Как указывал сам Белинский, задача статьи «О разделении поэзии на роды и виды» состояла в критике догматической и формалистической поэтики классицизма. Для поэтики классицизма роды и жанры – вечные и внеисторические категории. Но этот «внеисторизм» присущ также и романтической эстетике. Шеллинг исходил из учения о «синтетическом» искусстве, совмещающем все жанры. Белинский противопоставляет им историческое рассмотрение поэтических родов и жанров. Замечательно, с какой широтой ставит он эти вопросы.

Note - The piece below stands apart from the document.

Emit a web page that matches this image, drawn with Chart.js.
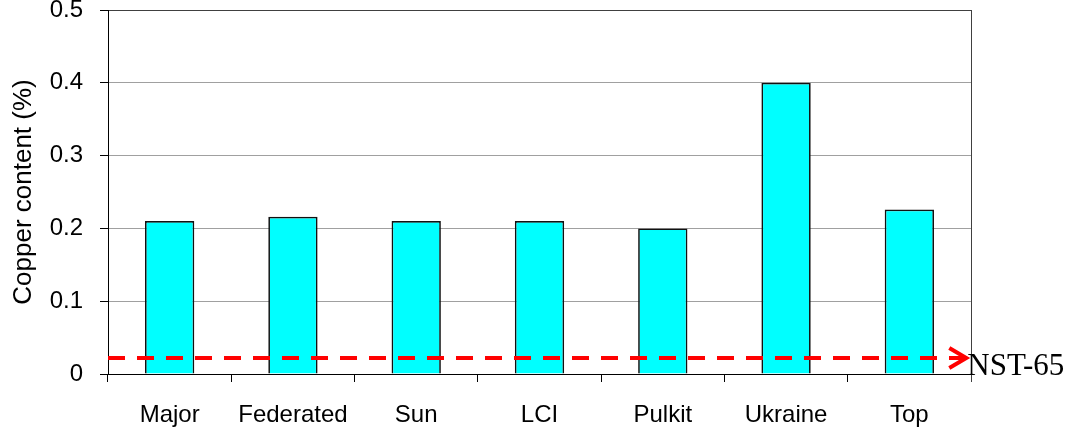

Приятно, знаете ли, при свете гирлянд и свечей насладиться словооборотами былых времен:
Хотя все эти три рода поэзии существуют отдельно один от другого, как самостоятельные элементы, однакож, проявляясь в особных произведениях поэзии, они не всегда отличаются один от другого резко определенными границами. Напротив, они часто являются в смешанности,…Прелесть же, что такое. Особное!
Скоро, однакож, становится понятно, что где прелесть, а где – Виссарион Григорьевич. Только начнешь погружаться в приятную дремоту под рассуждения об эпическом и лирическом, как для аналогий г-н критик привлекает живопись, зодчество и литературу. Какая дремота, когда такой терминологический поворот: поэзия, значит, не литература? литература – это беллетристика? пока Пушкин не написал прозы, он не считался литератором?
Г-н критик тем временем увлеченно пеняет Вальтеру Скотту и Фенимору Куперу на недостатки их творчества. Погодите, мы же о поэзии… Тщетно, не своротить, не остановить как бегущего бизона и поющего Кобзона.. Сделает передышку, похвалит Жан Поля Рихтера ( за что – не поняла, но спасибо, теперь знаю, кто пустил в ход слово Weltschmerz ) и дальше – раздавать неодобрительные характеристики. Достанется всем, и грекам, и римлянам, и «Рамаяне», и отечественному производителю.
О наших российских «идах», «адах» и «ядах» нечего сказать, кроме «Покойся, милый прах, до радостного утра»Раздача сестрам по серьгам разбавляется рассуждениями о драматическом и эпическом, лишенными оценочного пристрастия. Общие базовые положения, что не умаляет заслуги Виссариона Григорьевича, изложившего их человеческим русским языком.
Отдохнув на теории, мысль критика делает успокоенный кульбит, и он уже хвалит Вальтера Скотта и Фенимора Купера. (Кажется, Белинский писал взахлеб, единым порывом и результат не перечитывал)
Наконец, запал временно угасает и вот уж последняя фраза сего труда. Ах! Финал второго сезона «Шерлока» с подозрением косится на конкурентку по интригующей недоговоренности.
Во всяком случае, она (т. е. эпиграмма) относится не к искусству, а к беллетристике.Поэзия не есть литература. Беллетристика не есть искусство. Эпиграмма есть род беллетристики. Поэзия – искусство, но не литература. Эпиграмма – поэзия, но не искусство… Пасьянс для зимнего вечера.